Market Sentiment and Ratings
Block's ambitious Bitcoin strategy has resulted in mixed analyst ratings. Benchmark maintains a buy rating with a price target of $99, while Phillip Securities recently upgraded Block to "Buy" from "Accumulate," indicating confidence in its long-term prospects. In contrast, Morgan Stanley maintains an "Underweight" rating, citing concerns about Block’s exposure to the cryptocurrency market and its impact on the company's future.

Despite a 74% decline from its peak, Block’s recent performance shows signs of recovery, with a 2.6% increase over the past month. This performance contrasts with broader market trends, highlighting Block's resilience amidst market volatility. Analysts emphasize the importance of earnings estimate revisions, which play a crucial role in the stock’s movement.

The Future of Block
Block's recent Q1 2024 results showcased a 22% year-on-year revenue growth, with Cash App contributing significantly. The company also reported a notable improvement in its operating margin, from a minor loss in Q1 2023 to 12% in Q1 2024, indicating a focused drive towards profitability.

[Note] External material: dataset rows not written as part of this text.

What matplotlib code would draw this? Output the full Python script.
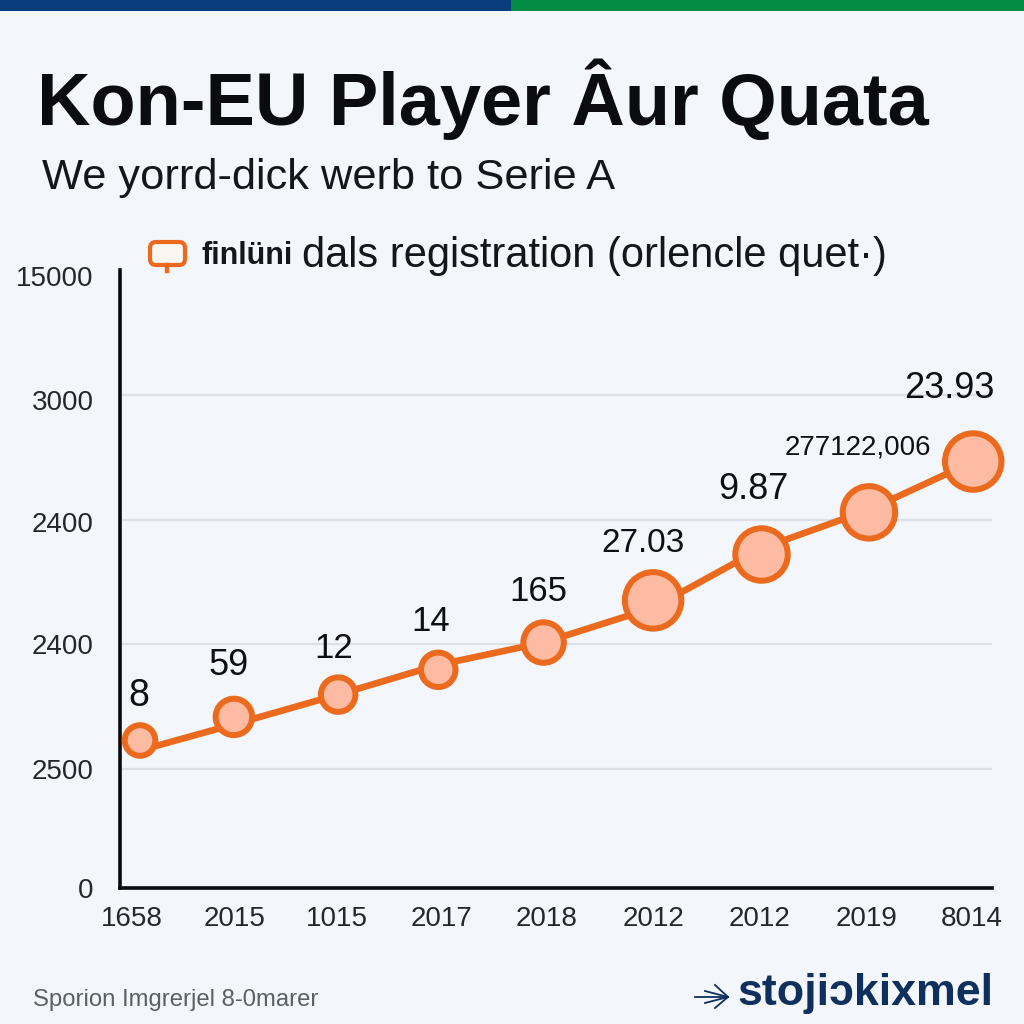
import matplotlib
matplotlib.use('Agg')
import matplotlib.pyplot as plt
from matplotlib.patches import FancyBboxPatch, Rectangle

title = 'Kon-EU Player Âur Quata'
subtitle = 'We yorrd-dick werb to Serie A'
legend_odd = 'finlüni'
legend_text = 'dals registration (orlencle quet·)'
footer = 'Sporion Imgrerjel 8-0marer'
brand = 'stojiɔkixmel'

x_labels = ['1658', '2015', '1015', '2017', '2018', '2012', '2012', '2019', '8014']
x_ticks = [-0.07, 0.92, 1.90, 2.90, 3.91, 4.93, 5.95, 6.98, 7.99]
y_labels = ['0', '2500', '2400', '2400', '3000', '15000']
y_ticks = [0, 0.96, 1.97, 2.95, 3.935, 4.94]
grid_y = [0.96, 1.97, 2.97, 3.98]

x_vals = [0.01, 0.91, 1.91, 2.87, 3.88, 4.93, 5.97, 7.00, 8.00]
y_vals = [1.19, 1.38, 1.56, 1.76, 1.98, 2.32, 2.69, 3.03, 3.44]
# the line runs a little off the marker centres in the picture
line_y = [1.11, 1.32, 1.56, 1.80, 1.98, 2.26, 2.74, 3.05, 3.44]
bubble = [484, 690, 617, 617, 851, 1655, 1428, 1428, 1655]
point_labels = ['8', '59', '12', '14', '165', '27.03', '9.87', '277122,006', '23.93']
label_size = [27, 26, 25, 25, 25, 24, 26, 20, 26]
label_dx = [-1, -5, -4, -8, -5, -10, -8, -11, -24]
label_dy = [-44, -51, -46, -48, -51, -57, -65, -65, -73]

BG = '#F3F6FA'
ORANGE = '#EC6A1E'
FILL = '#FDBBA3'
NAVY = '#0F2F5C'

fig = plt.figure(figsize=(10.24, 10.24), dpi=100, facecolor=BG)

# pixel overlay for the header, legend and footer
bg = fig.add_axes([0, 0, 1, 1], zorder=0)
bg.set_xlim(0, 1024)
bg.set_ylim(1024, 0)
bg.axis('off')
bg.add_patch(Rectangle((0, 0), 511, 11, color='#0A3D7C', lw=0))
bg.add_patch(Rectangle((511, 0), 513, 11, color='#038A43', lw=0))
bg.text(37, 99, title, fontsize=53.3, fontweight='bold', family='Liberation Sans',
        color='#0B0B10', va='center', ha='left')
bg.text(42, 178, subtitle, fontsize=31.2, family='Liberation Sans', color='#14161A',
        va='center', ha='left')
bg.add_patch(FancyBboxPatch((150, 242), 35, 23, boxstyle='round,pad=0,rounding_size=6',
                            fc='#FBF6F1', ec=ORANGE, lw=3))
bg.plot([167, 167], [265, 271], color=ORANGE, lw=3.2)
bg.text(201, 256, legend_odd, fontsize=22, fontweight='bold', family='Liberation Sans',
        color='#14161A', va='center', ha='left')
bg.text(302, 256, legend_text, fontsize=30, family='Liberation Sans', color='#14161A',
        va='center', ha='left')
bg.text(33, 1000, footer, fontsize=17.2, family='Liberation Sans', color='#5A6068',
        va='center', ha='left')
bg.text(993, 994, brand, fontsize=32.2, fontweight='bold',
        family=['Liberation Sans', 'DejaVu Sans'], color=NAVY, va='center', ha='right')
bg.plot([695, 728], [997, 997], color=NAVY, lw=1.3)
bg.plot([705, 728], [991, 997], color=NAVY, lw=1.3)
bg.plot([705, 728], [1003, 997], color=NAVY, lw=1.3)
bg.plot([715, 728, 715], [985, 997, 1008], color=NAVY, lw=1.3)

ax = fig.add_axes([120 / 1024, 1 - 888 / 1024, 872 / 1024, 618 / 1024], zorder=1)
ax.patch.set_alpha(0)
ax.set_xlim(-0.182, 8.18)
ax.set_ylim(0, 4.985)

ax.plot(x_vals, line_y, color=ORANGE, lw=4.8, zorder=3, clip_on=False)
ax.scatter(x_vals, y_vals, s=bubble, facecolor=FILL, edgecolor=ORANGE, linewidth=4.3,
           zorder=4, clip_on=False)

for x, y, lab, size, dx, dy in zip(x_vals, y_vals, point_labels, label_size, label_dx, label_dy):
    ax.annotate(lab, (x, y), xytext=(dx * 0.72, -dy * 0.72), textcoords='offset points',
                ha='center', va='center', fontsize=size, family='Liberation Sans',
                color='#0E0F12', zorder=5, annotation_clip=False)

ax.set_xticks(x_ticks)
ax.set_xticklabels(x_labels, fontsize=20, family='Liberation Sans', color='#24272B')
ax.set_yticks(y_ticks)
ax.set_yticklabels(y_labels, fontsize=20, family='Liberation Sans', color='#24272B')
ax.tick_params(axis='x', length=0, pad=13)
ax.tick_params(axis='y', length=0, pad=19)

# grid stops short of the top tick
for y in grid_y:
    ax.axhline(y, color='#DDE1E6', lw=1.6, zorder=1)

ax.spines['top'].set_visible(False)
ax.spines['right'].set_visible(False)
ax.spines['left'].set_linewidth(2.6)
ax.spines['bottom'].set_linewidth(2.6)
ax.spines['left'].set_color('#0B0B10')
ax.spines['bottom'].set_color('#0B0B10')

fig.savefig('out.png', dpi=100, facecolor=BG)
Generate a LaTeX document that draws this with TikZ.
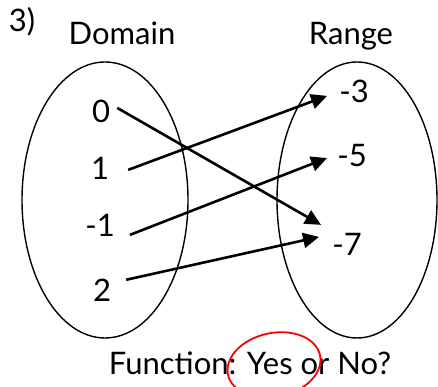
\documentclass[tikz,border=0pt]{standalone}
\usepackage{fontspec}
\setmainfont{Lato}
\usetikzlibrary{arrows.meta,shapes.geometric}
\begin{document}
\begin{tikzpicture}[x=1pt,y=1pt,
  lbl/.style={inner sep=0pt,anchor=base,font=\fontsize{31}{33}\selectfont},
  oval/.style={draw,line width=1.4pt},
  arr/.style={line width=2.6pt,-{Triangle[length=16pt,width=15pt]}}]
\useasboundingbox (0,0) rectangle (438,387);
\node[lbl] (num) at (22,355) {3)};
\node[lbl] (dom) at (122,342) {Domain};
\node[lbl] (ran) at (351,342) {Range};
\node[oval,ellipse,minimum width=166pt,minimum height=276pt,inner sep=0pt] (de) at (105,187) {};
\node[oval,ellipse,minimum width=160pt,minimum height=276pt,inner sep=0pt] (re) at (357,187) {};
\node[lbl] (d0) at (101,264) {0};
\node[lbl] (d1) at (100,207) {1};
\node[lbl] (dm1) at (100,150) {-1};
\node[lbl] (d2) at (102,85) {2};
\node[lbl] (r3) at (354,284) {-3};
\node[lbl] (r5) at (352,220) {-5};
\node[lbl] (r7) at (347,131) {-7};
\draw[arr] ([shift={(7,4)}]d0.east) -- ([shift={(-11,20)}]r7.west);
\draw[arr] ([shift={(19,-1)}]d1.east) -- ([shift={(-12,-4)}]r3.west);
\draw[arr] ([shift={(15,-9)}]dm1.east) -- ([shift={(-10,-2)}]r5.west);
\draw[arr] ([shift={(15,11)}]d2.east) -- ([shift={(-13,8)}]r7.west);
\node[lbl] (fn) at (250,12) {Function: Yes or No?};
\draw[red,line width=1.8pt,rotate around={12:(274,22)}] (274,22) ellipse (47pt and 32pt);
\end{tikzpicture}
\end{document}
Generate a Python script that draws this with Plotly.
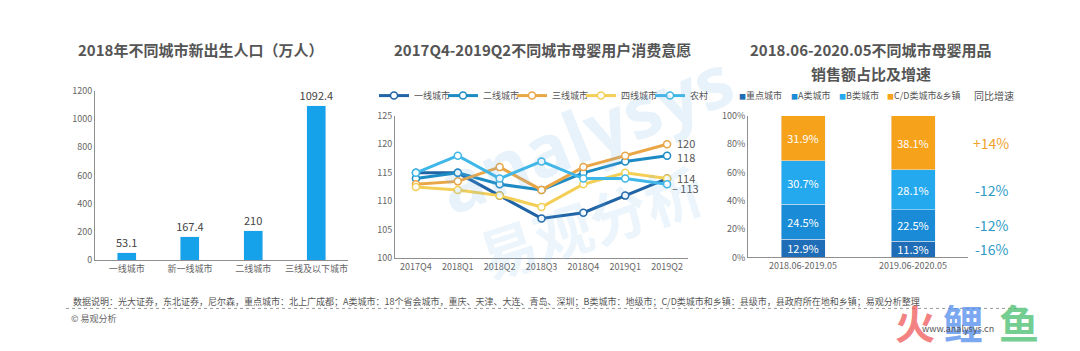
import plotly.graph_objects as go

# ---------------- data ----------------
birth_cities = ["一线城市", "新一线城市", "二线城市", "三线及以下城市"]
birth_values = [53.1, 167.4, 210, 1092.4]

quarters = ["2017Q4", "2018Q1", "2018Q2", "2018Q3", "2018Q4", "2019Q1", "2019Q2"]
series_names = ["一线城市", "二线城市", "三线城市", "四线城市", "农村"]
tier1 = [115, 115, 111, 107, 108, 111, 114]
tier2 = [114, 115, 113, 112, 115, 117, 118]
tier3 = [113, 113.5, 116, 112, 116, 118, 120]
tier4 = [112.5, 112, 111, 109, 113, 115, 114]
rural = [115, 118, 114, 117, 114, 114, 113]

periods = ["2018.06-2019.05", "2019.06-2020.05"]
seg_names = ["重点城市", "A类城市", "B类城市", "C/D类城市&乡镇"]
seg_key = [12.9, 11.3]
seg_a = [24.5, 22.5]
seg_b = [30.7, 28.1]
seg_cd = [31.9, 38.1]
growth = ["-16%", "-12%", "-12%", "+14%"]  # key, A, B, C/D

# ---------------- styles ----------------
W, H = 1080, 351
FONT = "Noto Sans CJK SC"
BAR_BLUE = "#16A2EA"
line_colors = ["#2064A6", "#1C8BC4", "#E9A647", "#F3CF57", "#3FB7E8"]
seg_colors = ["#1F6DB6", "#1A8BD6", "#24A8EE", "#F7A21B"]
AX = "#8f8f8f"
TICK = dict(family=FONT, size=9, color="#666")

def px(x):
    return x / W

def py(y):
    return 1 - y / H

fig = go.Figure()

# ---- left: bar chart ----
fig.add_trace(go.Bar(
    x=birth_cities, y=birth_values, xaxis="x", yaxis="y",
    marker=dict(color=BAR_BLUE), width=0.3,
    text=[f"{v:g}" for v in birth_values], textposition="outside", constraintext="none",
    textfont=dict(family=FONT, size=11, color="#444"),
    cliponaxis=False, showlegend=False))

# ---- middle: lines ----
for name, vals, col in zip(series_names, [tier1, tier2, tier3, tier4, rural], line_colors):
    fig.add_trace(go.Scatter(
        x=quarters, y=vals, xaxis="x2", yaxis="y2", name=name,
        mode="lines+markers",
        line=dict(color=col, width=3),
        marker=dict(symbol="circle", size=7, color="white", line=dict(color=col, width=1.5)),
        cliponaxis=False, legend="legend"))

# ---- right: stacked bars ----
for name, vals, col in zip(seg_names, [seg_key, seg_a, seg_b, seg_cd], seg_colors):
    fig.add_trace(go.Bar(
        x=periods, y=vals, xaxis="x3", yaxis="y3", name=name,
        marker=dict(color=col), width=0.4,
        text=[f"{v:.1f}%" for v in vals], textposition="inside", insidetextanchor="middle",
        constraintext="none",
        textfont=dict(family=FONT, size=11, color="white"),
        showlegend=False))

annotations = []

# titles
title_font = dict(family=FONT, size=15, color="#555", weight="bold")
annotations += [
    dict(text="2018年不同城市新出生人口（万人）", x=px(200), y=py(44), xref="paper", yref="paper",
         showarrow=False, font=title_font),
    dict(text="2017Q4-2019Q2不同城市母婴用户消费意愿", x=px(542), y=py(44), xref="paper", yref="paper",
         showarrow=False, font=title_font),
    dict(text="2018.06-2020.05不同城市母婴用品", x=px(871), y=py(44), xref="paper", yref="paper",
         showarrow=False, font=title_font),
    dict(text="销售额占比及增速", x=px(871), y=py(69), xref="paper", yref="paper",
         showarrow=False, font=title_font),
]

# end labels of middle chart
end_labels = [(tier3[-1], 1, 8, ""), (tier2[-1], -1, 8, ""), (tier4[-1], 1, 8, ""), (rural[-1], -4, 3, "– ")]
for v, ys, xs, pre in end_labels:
    annotations.append(dict(text=f"{pre}{v:g}", x=quarters[-1], y=v, xref="x2", yref="y2",
                            xanchor="left", xshift=xs, yshift=ys,
                            showarrow=False, font=dict(family=FONT, size=11, color="#555")))

# right legend (annotations)
leg_x = [737, 789, 837, 885]
for name, col, lx in zip(seg_names, seg_colors, leg_x):
    annotations.append(dict(text=f"<span style='color:{col};font-size:7px'>■</span>{name}",
                            x=px(lx), y=py(92), xref="paper", yref="paper", xanchor="left",
                            showarrow=False, font=dict(family=FONT, size=9, color="#555")))
annotations.append(dict(text="同比增速", x=px(972), y=py(92), xref="paper", yref="paper",
                        xanchor="left", showarrow=False, font=dict(family=FONT, size=10, color="#555")))

# growth labels aligned with second bar segment centres
cum = 0
for vals, g in zip([seg_key, seg_a, seg_b, seg_cd], growth):
    centre = cum + vals[1] / 2
    cum += vals[1]
    col = "#EFA32E" if g.startswith("+") else "#2E9BC6"
    annotations.append(dict(text=g, x=px(991), y=centre, xref="paper", yref="y3",
                            showarrow=False, font=dict(family=FONT, size=14, color=col)))

# footnote
annotations += [
    dict(text="数据说明：光大证券，东北证券，尼尔森，重点城市：北上广成都；A类城市：18个省会城市，重庆、天津、大连、青岛、深圳；"
              "B类城市：地级市；C/D类城市和乡镇：县级市，县政府所在地和乡镇；易观分析整理",
         x=px(71), y=py(306), xref="paper", yref="paper", xanchor="left",
         showarrow=False, font=dict(family=FONT, size=9, color="#555")),
    dict(text="© 易观分析", x=px(69), y=py(323), xref="paper", yref="paper", xanchor="left",
         showarrow=False, font=dict(family=FONT, size=9, color="#666")),
]

# watermarks
annotations += [
    dict(text="<b>analysys</b>", x=px(585), y=py(130), xref="paper", yref="paper", textangle=-22,
         showarrow=False, font=dict(family="Open Sans", size=72, color="rgba(110,175,225,0.16)")),
    dict(text="<b>易观分析</b>", x=px(590), y=py(222), xref="paper", yref="paper", textangle=-18,
         showarrow=False, font=dict(family=FONT, size=58, color="rgba(110,175,225,0.13)")),
    dict(text="<b>火</b>", x=px(915), y=py(327), xref="paper", yref="paper",
         showarrow=False, font=dict(family=FONT, size=40, color="rgba(240,90,90,0.75)")),
    dict(text="<b>鲤</b>", x=px(963), y=py(327), xref="paper", yref="paper",
         showarrow=False, font=dict(family=FONT, size=40, color="rgba(80,140,235,0.75)")),
    dict(text="<b>鱼</b>", x=px(1019), y=py(327), xref="paper", yref="paper",
         showarrow=False, font=dict(family=FONT, size=40, color="rgba(70,190,110,0.75)")),
    dict(text="www.analysys.cn", x=px(958), y=py(334), xref="paper", yref="paper",
         showarrow=False, font=dict(family=FONT, size=9, color="#555")),
]
for a in annotations:
    a.setdefault("xanchor", "center")
    a.setdefault("yanchor", "middle")

shapes = [dict(type="line", xref="paper", yref="paper", x0=px(66), x1=px(1020), y0=py(313), y1=py(313),
               line=dict(color="#999", width=1, dash="dot"))]

common_x = dict(showline=True, linecolor=AX, linewidth=1, ticks="", showgrid=False, zeroline=False,
                tickfont=TICK, fixedrange=True)
common_y = dict(showline=True, linecolor=AX, linewidth=1, ticks="", showgrid=False, zeroline=False,
                tickfont=TICK, fixedrange=True)

fig.update_layout(
    width=W, height=H, margin=dict(l=0, r=0, t=0, b=0),
    paper_bgcolor="white", plot_bgcolor="rgba(0,0,0,0)",
    font=dict(family=FONT),
    barmode="stack",
    xaxis=dict(common_x, domain=[px(95), px(348)], anchor="y", range=[-0.5, 3.5]),
    yaxis=dict(common_y, domain=[py(263), py(87)], anchor="x", range=[0, 1200], dtick=200),
    xaxis2=dict(common_x, domain=[px(395), px(688)], anchor="y2", range=[-0.5, 6.5]),
    yaxis2=dict(common_y, domain=[py(261), py(113)], anchor="x2", range=[100, 125], dtick=5),
    xaxis3=dict(common_x, domain=[px(748), px(968)], anchor="y3", range=[-0.5, 1.5]),
    yaxis3=dict(common_y, domain=[py(260), py(113)], anchor="x3", range=[0, 100], dtick=20,
                ticksuffix="%"),
    legend=dict(orientation="h", x=px(374), y=py(92), xanchor="left", yanchor="middle",
                font=dict(family=FONT, size=9, color="#555"), bgcolor="rgba(0,0,0,0)",
                traceorder="normal", itemwidth=30, entrywidth=24, entrywidthmode="pixels"),
    annotations=annotations,
    shapes=shapes,
)

fig.write_html("out.html")
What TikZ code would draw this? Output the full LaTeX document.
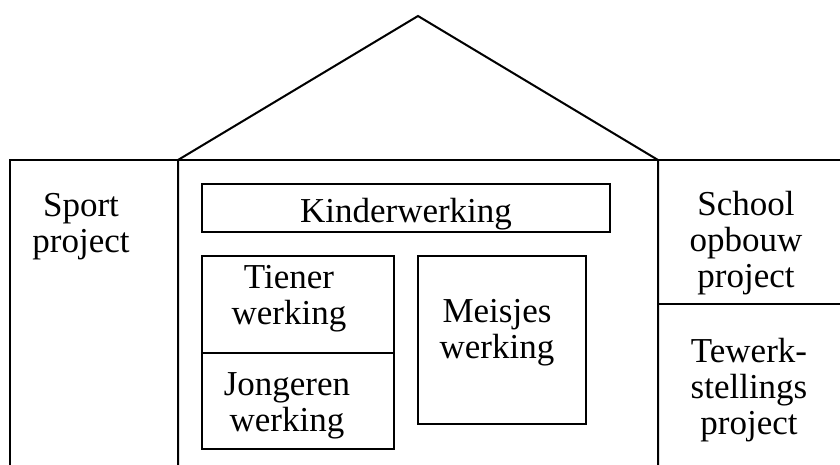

Block's total addressable market, estimated at $205 billion in 2023, continues to expand, ensuring robust revenue growth potential. Despite the challenges and uncertainties, Block's strategic pivot towards Bitcoin and its strong core operations position it as a potential long-term investment.

Investors must carefully weigh their confidence in Bitcoin’s future when considering Block as an investment. While Block's core fintech operations remain strong, its deep integration with Bitcoin could significantly influence its financial trajectory. For those bullish on Bitcoin, Block presents a compelling, once-in-a-generation buying opportunity with the potential for substantial long-term gains.